Der amerikanische Streifenschieber M-138-A verkörpert eins der Verfahren, das gebrochen werden konnte

Nach der deutschen Kriegserklärung an die Vereinigten Staaten am 11. Dezember 1941 wurde bei OKH/In 7 ein „Amerikanisches Referat“ errichtet, in das Luzius versetzt wurde.[6] Einer seiner ersten kryptanalytischen Erfolge, die er dort erzielen konnte, war der Bruch des amerikanischen Strip Cipher (Bild) (deutsch „Streifenschieber“), das kryptographisch dem Chiffrierzylinder M-94 entsprach, jedoch anstelle der Scheiben einfache Streifen benutzte, die leichter ausgetauscht werden konnten. Es gab Verfahren unter Verwendung von 25 und mit 30 Streifen.

Im Jahr 1943 gelang es ihm zusammen mit seinen Kollegen Rudolf Kochendörffer (1911–1980), Willi Rinow (1907–1979) und Friedrich Steinberg in die M-209 einzubrechen, eine ursprünglich vom schwedischen Kryptologen Boris Hagelin (1892–1983) entwickelte Rotor-Chiffriermaschine, die während des Zweiten Weltkriegs beim US-Militär weit verbreitet war. Von deutscher Seite wurde sie als AM-1 für „Amerikanische Maschine Nr. 1“ bezeichnet.
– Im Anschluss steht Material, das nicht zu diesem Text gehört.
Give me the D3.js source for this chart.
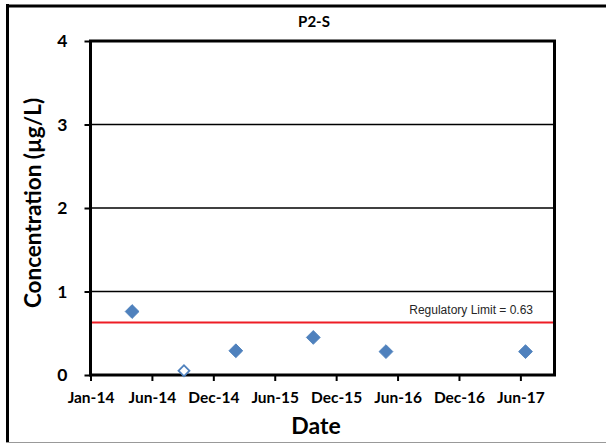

Gegen Ende des Krieges, im Oktober 1944, wurde die Nachrichtenaufklärung des deutschen Heeres umstrukturiert und zusammengelegt. So entstand die Dienststelle des Generals der Nachrichtenaufklärung (GdNA). Unmittelbar vor Kriegsende wandten sich große Teile des OKH nach Süden mit Ziel Bad Reichenhall. Luzius hingegen verschlug es nach Norden, zuletzt nach Flensburg, wo er dann nach dem Krieg lebte. Er engagierte sich in der Deutschen Aktuarvereinigung (DAV) und verfasste in der Zeit zwischen 1956 und 1964 mehrere Veröffentlichungen.[7]

Literatur

Einzelnachweise

  1. Kurzbiographien (In der Suchmaske der „Kurzbiographien der DMV“ bitte den Nachnamen „Luzius“ eingeben), abgerufen am 4. Juli 2019.
  2. Frode Weierud und Sandy Zabell: German mathematicians and cryptology in WWII. Cryptologia, doi:10.1080/01611194.2019.1600076, S. 24.
  3. Army Security Agency: Notes on German High Level Cryptography and Cryptanalysis. European Axis Signal Intelligence in World War II, Vol 4, Washington (D.C.), 1946 (Mai), S. 4–10.
  4. TICOM/I-211: Preliminary Interrogation of Dr. Hans-Peter Luzius of OKH/In. 7. archive.org (englisch), S. 2.
  5. Kurzbiographien (In der Suchmaske der „Kurzbiographien der DMV“ bitte den Nachnamen „Luzius“ eingeben), abgerufen am 4. Juli 2019.
  6. TICOM/I-78: Interrogation of Oberstlt. Mettig on the History and Achievements of OKH/AHA/In 7/VI. S. 11–12, abgerufen am 2. Juli 2019.
  7. Frode Weierud und Sandy Zabell: German mathematicians and cryptology in WWII. Cryptologia, doi:10.1080/01611194.2019.1600076, S. 24–25.